Um dos deleites de se trabalhar com fala e linguagem é presenciar a criação de metáforas. Com sorte, podemos participar ativamente desses momentos preciosos. Nesse sentido, observo três atividades que confluem: a realização da escrita criativa, ser criança e psicanalisar. Em relação a esta última, pouco importa se na poltrona ou no divã. O momento a que me refiro dá conta da passagem por um habitáculo, uma nascente. O nascedouro de linguagem é essa espécie de umbral de criação pertencente a qualquer falante, porém marcada de forma vívida nestes exemplos.
Casais, amigues e colegas também formam códigos próprios e piadas internas, é claro. De fato, penso que parte de nossa necessidade gregária está justamente nessas partilhas criadoras. Somos artistas e público uns dos outros, quer dizer, criamos e alguém próximo nos endossa, valida e, às vezes, difunde. É também no equívoco comunicacional, entre eles o translinguístico, que surgem as preciosidades.
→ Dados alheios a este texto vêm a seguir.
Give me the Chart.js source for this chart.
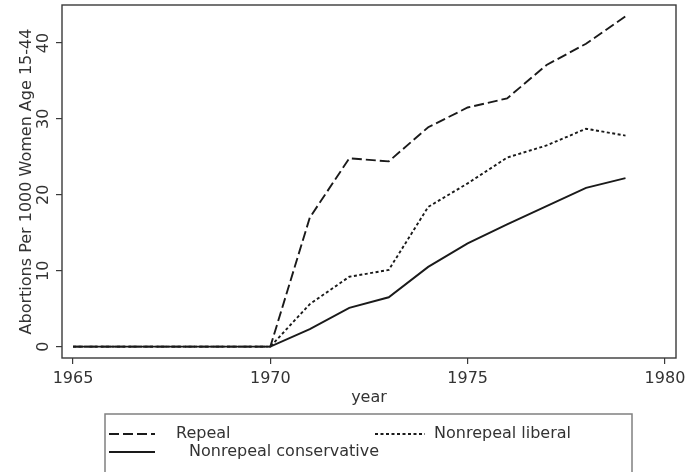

Outro dia, minha enteada, que aos 7 anos está tendo seus primeiros contatos com o idioma português, me deixou com a orelha bastante atenta e sensível. Papá, !se me cayó la tapa!, disse. Ela estava falando com o pai dela sobre a tampinha de uma canetinha que caíra no carro; nada demais. O tom, a ênfase e a dramaticidade, no entanto, davam ares de coisa de muito mais grave. Por fim, terminamos rindo muito com a falsa metáfora que estalou em meu ouvido. Especialmente, rimos da minha decepção pelo dito não ser algo usual e, ao mesmo tempo, rimos da amplitude que a frase poderia tomar, das coisas mais escatológicas às mais cotidianas, como um esquecimento de uma informação importante ou pagar uma conta. Che, ahora se te cayó la tapa! Em tradução gaudéria poderia ser: Tchê, agora tu perdeu a tampa! – alusão grosseira à consciência repentina de incompletude. Na verdade, não vejo melhor razão para o cultivo sadio da metáfora: lembrar que por sermos incompletos há mil maneiras de se expressar.
Não é de hoje que, por diferentes razões, trabalho em espanhol. No entanto, nada se compara com viver o cotidiano íntimo em outro idioma; um abismo em relação ao uso da formalidade do idioma para trabalhar. Ainda assim, é em meu idioma nativo que coleciono pérolas do trabalho e depois as carrego comigo. É certo que muitas beiram o nonsense, ainda que efetivas em alguma situação de tratamento.
Certa vez me surpreendi dizendo a um paciente que ele estava cortando gelatina com uma espada katana. Ele estava fazendo um esforço descomunal para algo que a competência lhe sobrava, algo assim como fichar um texto que já havia lido 5 ou 6 vezes. Ou seja, ele já estava super afiado. Não se tratava nem de polimento, nem revisão, mas fazia isso porque senão o mérito não lhe bastava para a graça alcançada. Enfim, caminhos da neurose…
Agora bem, as metáforas não são eternas. A linguagem é viva e vai se recompondo com novas cores e formas. De qualquer forma, uma coisa é a linguagem morrer de morte natural, outra coisa é ser assassinada, ou pior, dizimada. Em nosso tempo – tão assimétrico em relação à capacidade cognitiva e à quantidade e qualidade de informação – observo com tristeza esses assassinatos à queima roupa. Por sorte, há esperança quando vejo memes tão inteligentes, mas isso não parece suficiente quando temos o câncer da pós-verdade e da ignorância, cuja habilidade linguística mor é o uso massivo de signos. Estes exigem prontidão acéfala e grupal. Em todo o caso, a gente vai levando. Enfim, é cada coisa que o mais comum é que caiam mesmo os butiás do bolso.